▶ **DATASET CONTENT**

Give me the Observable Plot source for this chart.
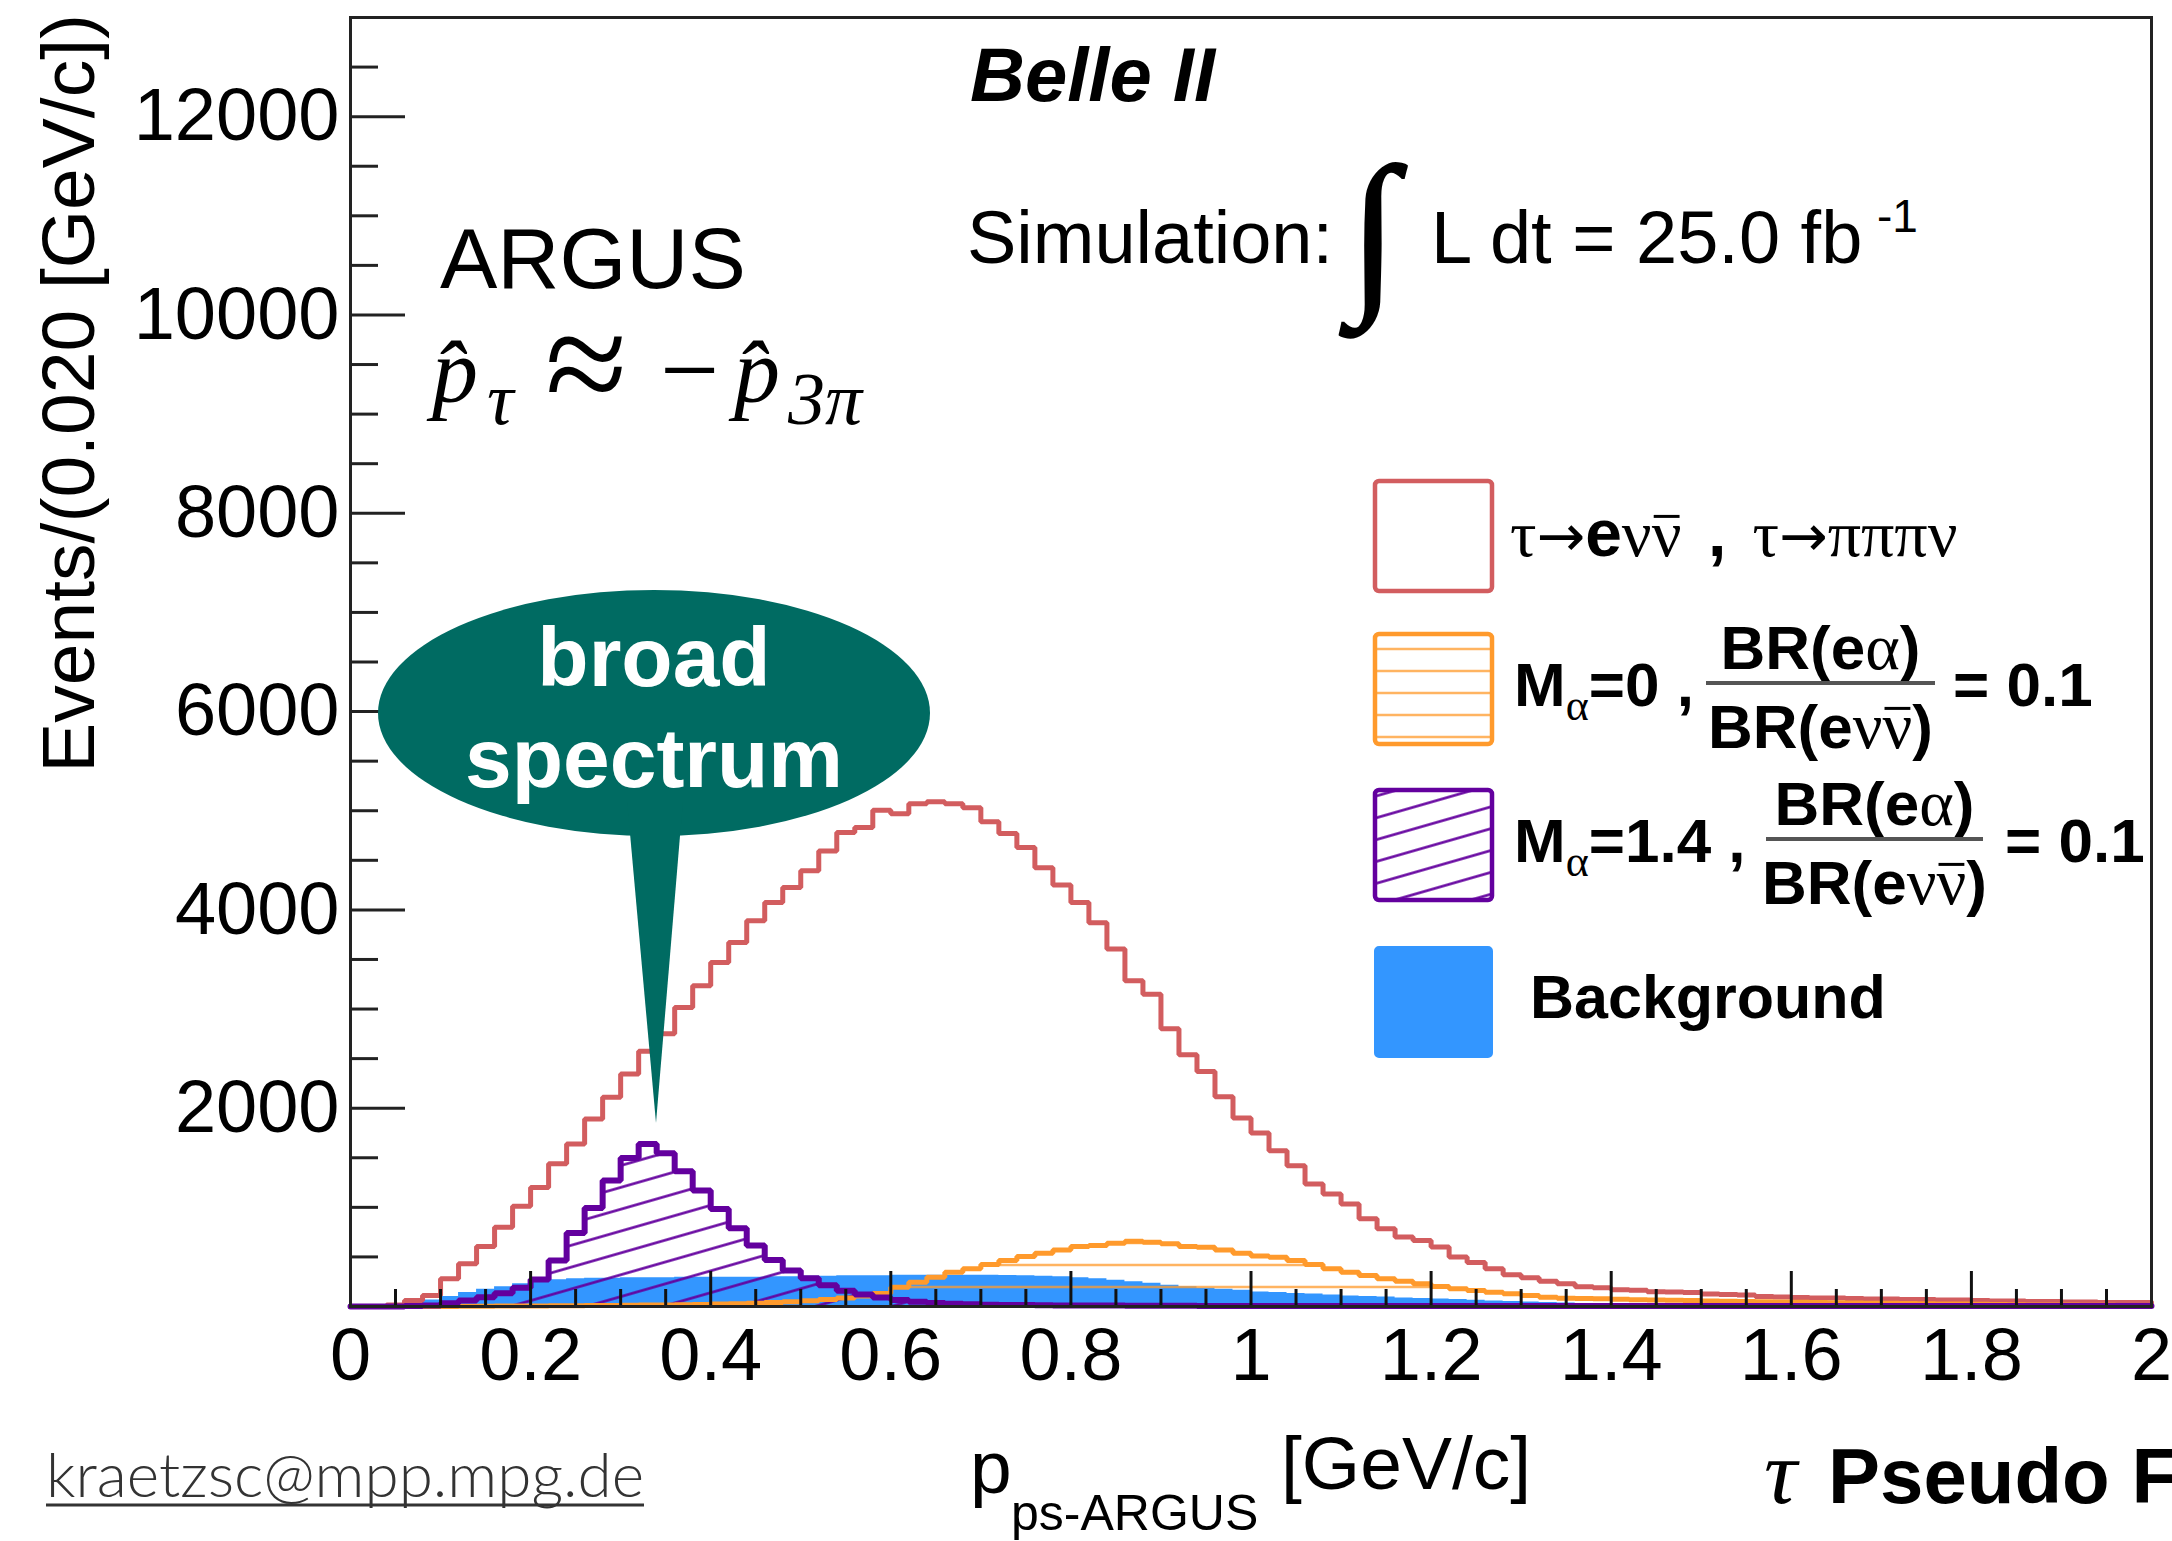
<!DOCTYPE html>
<html>
<head>
<meta charset="utf-8">
<script src="https://cdn.jsdelivr.net/npm/d3@7"></script>
<script src="https://cdn.jsdelivr.net/npm/@observablehq/plot@0.6"></script>
<style>
  html, body { margin: 0; padding: 0; background: #ffffff; overflow: hidden; }
  #chart { width: 2172px; height: 1541px; }
</style>
</head>
<body>
<div id="chart"></div>
<script>
// ---------------- DATA (events per 0.020 GeV/c bin, bins from 0 to 2) ----------------
const binWidth = 0.02;

// tau -> e nu nubar , tau -> pi pi pi nu  (red outline)
const signalSM = [
  0, 0, 15, 60, 110, 280, 430, 605, 800, 1010,
  1200, 1440, 1640, 1890, 2110, 2345, 2575, 2750, 3015, 3235,
  3470, 3670, 3890, 4075, 4225, 4395, 4595, 4780, 4830, 5005,
  4970, 5070, 5090, 5070, 5030, 4890, 4770, 4630, 4425, 4250,
  4075, 3870, 3605, 3285, 3150, 2800, 2540, 2370, 2115, 1900,
  1750, 1570, 1420, 1235, 1135, 1035, 885, 785, 700, 665,
  600, 500, 445, 380, 320, 290, 255, 230, 200, 190,
  170, 165, 150, 145, 140, 125, 120, 115, 100, 95,
  90, 85, 85, 80, 75, 75, 70, 70, 65, 65,
  60, 55, 55, 50, 50, 45, 45, 40, 40, 40
];

// M_alpha = 0 , BR(e alpha)/BR(e nu nubar) = 0.1  (orange, horizontal hatch)
const signalM0 = [
  0, 0, 0, 0, 0, 0, 2, 3, 4, 5,
  6, 7, 8, 9, 10, 12, 14, 16, 18, 20,
  24, 28, 34, 40, 48, 58, 70, 85, 105, 130,
  195, 245, 295, 345, 380, 423, 463, 504, 537, 571,
  605, 615, 638, 658, 648, 632, 605, 598, 571, 537,
  510, 497, 463, 423, 380, 346, 312, 279, 255, 229,
  202, 178, 161, 144, 128, 111, 94, 84, 80, 77,
  72, 68, 65, 62, 60, 55, 52, 50, 48, 45,
  42, 40, 38, 36, 34, 32, 30, 28, 26, 24,
  22, 20, 18, 16, 15, 14, 13, 12, 11, 10
];

// M_alpha = 1.4 , BR(e alpha)/BR(e nu nubar) = 0.1  (purple, diagonal hatch)
const signalM14 = [
  0, 0, 0, 5, 10, 34, 60, 94, 134, 188,
  272, 463, 742, 994, 1270, 1498, 1640, 1545, 1363, 1169,
  984, 790, 615, 470, 363, 285, 215, 160, 120, 90,
  65, 48, 36, 28, 22, 18, 16, 14, 12, 11,
  10, 9, 9, 8, 8, 7, 7, 6, 6, 6,
  5, 5, 5, 5, 5, 5, 5, 5, 5, 5,
  5, 5, 5, 5, 5, 5, 5, 5, 5, 5,
  4, 4, 4, 4, 4, 4, 4, 4, 4, 4,
  4, 4, 4, 4, 4, 4, 4, 4, 4, 4,
  4, 4, 4, 4, 4, 4, 4, 4, 4, 4
];

// Background (blue filled)
const background = [
  0, 0, 20, 50, 65, 100, 140, 175, 200, 230,
  255, 270, 280, 285, 285, 290, 290, 290, 295, 295,
  295, 295, 295, 300, 300, 305, 305, 310, 310, 310,
  315, 315, 315, 315, 315, 315, 312, 310, 305, 300,
  290, 280, 265, 250, 235, 215, 200, 185, 175, 165,
  145, 140, 130, 125, 115, 105, 100, 95, 85, 80,
  75, 70, 62, 55, 50, 45, 40, 35, 30, 28,
  25, 22, 20, 18, 16, 15, 14, 13, 12, 11,
  10, 10, 9, 9, 8, 8, 7, 7, 6, 6,
  6, 5, 5, 5, 5, 4, 4, 4, 4, 4
];

const xMajorTicks = [0, 0.2, 0.4, 0.6, 0.8, 1, 1.2, 1.4, 1.6, 1.8, 2];
const xTickLabels = ["0", "0.2", "0.4", "0.6", "0.8", "1", "1.2", "1.4", "1.6", "1.8", "2"];
const xMinorTicks = d3.range(0, 41).map(i => i * 0.05).filter(v => Math.abs(v * 5 - Math.round(v * 5)) > 1e-6);
const yMajorTicks = [0, 2000, 4000, 6000, 8000, 10000, 12000];
const yLabelTicks = [2000, 4000, 6000, 8000, 10000, 12000];
const yTickLabels = ["2000", "4000", "6000", "8000", "10000", "12000"];
const yMinorTicks = d3.range(1, 26).map(i => i * 500).filter(v => v % 2000 !== 0);

// ---------------- STYLE ----------------
const RED = "#d25d5f";
const ORANGE = "#ff9a2c";
const PURPLE = "#63009e";
const BLUE = "#3396ff";
const TEAL = "#006b62";
const SANS = "'Liberation Sans', Arial, Helvetica, sans-serif";
const SERIF = "'Liberation Serif', 'Times New Roman', serif";
const ARROW = "'DejaVu Sans', sans-serif";

// step series: left bin edges plus closing point at x = 2
function steps(values) {
  const pts = values.map((v, i) => ({x: i * binWidth, y: v}));
  pts.push({x: values.length * binWidth, y: values[values.length - 1]});
  return pts;
}

const W = 2172, H = 1541;
const mL = 350, mR = 21, mT = 17, mB = 235;
const yPerPx = 13000 / (H - mT - mB);
const xPerPx = 2 / (W - mL - mR);

const plot = Plot.plot({
  width: W,
  height: H,
  marginLeft: mL,
  marginRight: mR,
  marginTop: mT,
  marginBottom: mB,
  x: {domain: [0, 2]},
  y: {domain: [0, 13000]},
  style: {fontFamily: SANS, background: "#ffffff", color: "#000", overflow: "visible"},
  marks: [
    Plot.areaY(steps(background), {x: "x", y: "y", curve: "step-after", fill: BLUE}),
    Plot.areaY(steps(signalM0), {x: "x", y: "y", curve: "step-after", fill: "url(#hatchOrange)"}),
    Plot.areaY(steps(signalM14), {x: "x", y: "y", curve: "step-after", fill: "url(#hatchPurple)"}),
    Plot.line(steps(signalSM), {x: "x", y: "y", curve: "step-after", stroke: RED, strokeWidth: 5, strokeLinejoin: "miter"}),
    Plot.line(steps(signalM0), {x: "x", y: "y", curve: "step-after", stroke: ORANGE, strokeWidth: 5, strokeLinejoin: "miter"}),
    Plot.line(steps(signalM14), {x: "x", y: "y", curve: "step-after", stroke: PURPLE, strokeWidth: 6, strokeLinejoin: "miter"}),
    // inward ticks (ROOT style)
    Plot.ruleY(yMajorTicks, {y: d => d, x1: 0, x2: 55 * xPerPx, stroke: "#222", strokeWidth: 3}),
    Plot.ruleY(yMinorTicks, {y: d => d, x1: 0, x2: 28 * xPerPx, stroke: "#222", strokeWidth: 3}),
    Plot.ruleX(xMajorTicks, {x: d => d, y1: 0, y2: 35 * yPerPx, stroke: "#111", strokeWidth: 3}),
    Plot.ruleX(xMinorTicks, {x: d => d, y1: 0, y2: 17 * yPerPx, stroke: "#111", strokeWidth: 3}),
    Plot.frame({stroke: "#222", strokeWidth: 3}),
    Plot.axisX(xMajorTicks, {anchor: "bottom", tickSize: 0, tickPadding: 21, fontSize: 74,
      tickFormat: d => xTickLabels[xMajorTicks.indexOf(d)], label: null}),
    Plot.axisY(yLabelTicks, {anchor: "left", tickSize: 0, tickPadding: 11, fontSize: 74,
      tickFormat: d => yTickLabels[yLabelTicks.indexOf(d)], label: null})
  ]
});

document.getElementById("chart").appendChild(plot);

// ---------------- ANNOTATIONS / LEGEND ----------------
const svg = d3.select(plot);
const defs = svg.insert("defs", ":first-child");
const pO = defs.append("pattern").attr("id", "hatchOrange").attr("patternUnits", "userSpaceOnUse")
  .attr("width", 40).attr("height", 22);
pO.append("line").attr("x1", 0).attr("x2", 40).attr("y1", 11).attr("y2", 11)
  .attr("stroke", ORANGE).attr("stroke-width", 2.5).attr("stroke-opacity", 0.75);
const pP = defs.append("pattern").attr("id", "hatchPurple").attr("patternUnits", "userSpaceOnUse")
  .attr("width", 80).attr("height", 21).attr("patternTransform", "rotate(-16)");
pP.append("line").attr("x1", 0).attr("x2", 80).attr("y1", 10.5).attr("y2", 10.5)
  .attr("stroke", PURPLE).attr("stroke-width", 2.5);

const g = svg.append("g");
const bars = [];   // tspans that need an overline (anti-neutrino)

function txt(x, y, parts, opts = {}) {
  const t = g.append("text").attr("x", x).attr("y", y)
    .attr("font-family", opts.family || SANS)
    .attr("font-size", opts.size || 60)
    .attr("font-weight", opts.weight || "normal")
    .attr("font-style", opts.style || "normal")
    .attr("fill", opts.fill || "#000")
    .attr("text-anchor", opts.anchor || "start");
  if (typeof parts === "string") { t.text(parts); return t; }
  for (const p of parts) {
    const s = t.append("tspan").text(p.t);
    if (p.family) s.attr("font-family", p.family);
    if (p.size) s.attr("font-size", p.size);
    if (p.weight) s.attr("font-weight", p.weight);
    if (p.style) s.attr("font-style", p.style);
    if (p.dy != null) s.attr("dy", p.dy);
    if (p.dx != null) s.attr("dx", p.dx);
    if (p.x != null) s.attr("x", p.x);
    if (p.y != null) s.attr("y", p.y);
    if (p.bar) bars.push({node: s.node(), base: y, size: p.size || opts.size || 60});
  }
  return t;
}

// Belle II
txt(970, 101, "Belle II", {size: 76, weight: "bold", style: "italic"});
// Simulation luminosity
txt(967, 263, "Simulation:", {size: 74});
txt(1349, 290, "\u222B", {family: SERIF, size: 178}).attr("stroke", "#000").attr("stroke-width", 2);
txt(1431, 263, "L dt = 25.0 fb", {size: 74});
txt(1877, 232, "-1", {size: 46});

// ARGUS + formula
txt(440, 288, "ARGUS", {size: 86});
txt(432, 402, [
  {t: "p\u0302", style: "italic"},
  {t: "\u03C4", style: "italic", size: 74, x: 487, y: 424},
  {t: "\u2248", size: 150, x: 545, y: 414},
  {t: "\u2212", size: 105, x: 660, y: 405},
  {t: "p\u0302", style: "italic", x: 734, y: 402},
  {t: "3\u03C0", style: "italic", size: 74, x: 788, y: 424}
], {family: SERIF, size: 92});

// Speech bubble
g.append("ellipse").attr("cx", 654).attr("cy", 713).attr("rx", 276).attr("ry", 123).attr("fill", TEAL);
g.append("path").attr("d", "M 627 800 L 683 800 L 656 1123 Z").attr("fill", TEAL);
txt(654, 686, "broad", {size: 84, weight: "bold", fill: "#fff", anchor: "middle"});
txt(654, 787, "spectrum", {size: 84, weight: "bold", fill: "#fff", anchor: "middle"});

// Legend
const boxX = 1375, boxW = 117, boxH = 110;
g.append("rect").attr("x", boxX).attr("y", 481).attr("width", boxW).attr("height", boxH).attr("rx", 4)
  .attr("fill", "#fff").attr("stroke", RED).attr("stroke-width", 4.5);
g.append("rect").attr("x", boxX).attr("y", 634).attr("width", boxW).attr("height", boxH).attr("rx", 4)
  .attr("fill", "url(#hatchOrange)").attr("stroke", ORANGE).attr("stroke-width", 4.5);
g.append("rect").attr("x", boxX).attr("y", 790).attr("width", boxW).attr("height", boxH).attr("rx", 4)
  .attr("fill", "url(#hatchPurple)").attr("stroke", PURPLE).attr("stroke-width", 4.5);
g.append("rect").attr("x", boxX).attr("y", 947).attr("width", boxW).attr("height", boxH).attr("rx", 4)
  .attr("fill", BLUE).attr("stroke", BLUE).attr("stroke-width", 2);

// entry 1
txt(1510, 556, [
  {t: "\u03C4", family: SERIF},
  {t: "\u2192", family: ARROW, size: 58},
  {t: "e", weight: "bold"},
  {t: "\u03BD", family: SERIF},
  {t: "\u03BD", family: SERIF, bar: true},
  {t: " , ", weight: "bold", dx: 8},
  {t: "\u03C4", family: SERIF, dx: 8},
  {t: "\u2192", family: ARROW, size: 58},
  {t: "\u03C0\u03C0\u03C0\u03BD", family: SERIF}
], {size: 66});

// entries 2 and 3
function ratioEntry(xM, yBase, massText, xFrac, fracW, xEq) {
  txt(xM, yBase, [
    {t: "M", weight: "bold"},
    {t: "\u03B1", family: SERIF, size: 44, weight: "normal", dy: 14},
    {t: "=" + massText + " ,", weight: "bold", dy: -14}
  ], {size: 62, weight: "bold"});
  txt(xFrac + fracW / 2, yBase - 37, [
    {t: "BR(e"}, {t: "\u03B1", family: SERIF, weight: "normal", size: 66}, {t: ")"}
  ], {size: 62, weight: "bold", anchor: "middle"});
  g.append("line").attr("x1", xFrac).attr("x2", xFrac + fracW).attr("y1", yBase - 23).attr("y2", yBase - 23)
    .attr("stroke", "#555").attr("stroke-width", 4);
  txt(xFrac + fracW / 2, yBase + 42, [
    {t: "BR(e"},
    {t: "\u03BD", family: SERIF, weight: "normal", size: 66},
    {t: "\u03BD", family: SERIF, weight: "normal", size: 66, bar: true},
    {t: ")"}
  ], {size: 62, weight: "bold", anchor: "middle"});
  txt(xEq, yBase, "= 0.1", {size: 62, weight: "bold"});
}
ratioEntry(1514, 706, "0", 1706, 229, 1953);
ratioEntry(1514, 862, "1.4", 1766, 217, 2005);

// entry 4
txt(1530, 1018, "Background", {size: 61, weight: "bold"});

// overlines for anti-neutrinos, measured from the rendered glyphs
for (const b of bars) {
  const bb = b.node.getBBox();
  const yb = b.base - 0.6 * b.size;
  g.append("line").attr("x1", bb.x + 2).attr("x2", bb.x + bb.width - 2)
    .attr("y1", yb).attr("y2", yb).attr("stroke", "#000").attr("stroke-width", 3);
}

// Axis titles
txt(0, 0, "Events/(0.020 [GeV/c])", {size: 75, anchor: "end"})
  .attr("transform", "translate(94,14) rotate(-90)");
txt(970, 1493, "p", {size: 75});
txt(1011, 1530, "ps-ARGUS", {size: 50});
txt(1281, 1489, "[GeV/c]", {size: 75});

// Footer
txt(46, 1497, "kraetzsc@mpp.mpg.de", {family: "Lato, 'Open Sans', sans-serif", size: 62, weight: 300, fill: "#333"})
  .attr("textLength", 598).attr("lengthAdjust", "spacingAndGlyphs");
g.append("line").attr("x1", 46).attr("x2", 644).attr("y1", 1505).attr("y2", 1505).attr("stroke", "#333").attr("stroke-width", 3);
txt(1764, 1503, "\u03C4", {family: SERIF, size: 92, style: "italic"});
txt(1828, 1503, "Pseudo Frame", {size: 78, weight: "bold"});
</script>
</body>
</html>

▶ **JOB**
Look at the listing and set down only the lines from its start through the line with "const binWidth = 0.02;", word for word and without pictures.

▶ **SOLUTION**
Give me the Observable Plot source for this chart.
<!DOCTYPE html>
<html>
<head>
<meta charset="utf-8">
<script src="https://cdn.jsdelivr.net/npm/d3@7"></script>
<script src="https://cdn.jsdelivr.net/npm/@observablehq/plot@0.6"></script>
<style>
  html, body { margin: 0; padding: 0; background: #ffffff; overflow: hidden; }
  #chart { width: 2172px; height: 1541px; }
</style>
</head>
<body>
<div id="chart"></div>
<script>
// ---------------- DATA (events per 0.020 GeV/c bin, bins from 0 to 2) ----------------
const binWidth = 0.02;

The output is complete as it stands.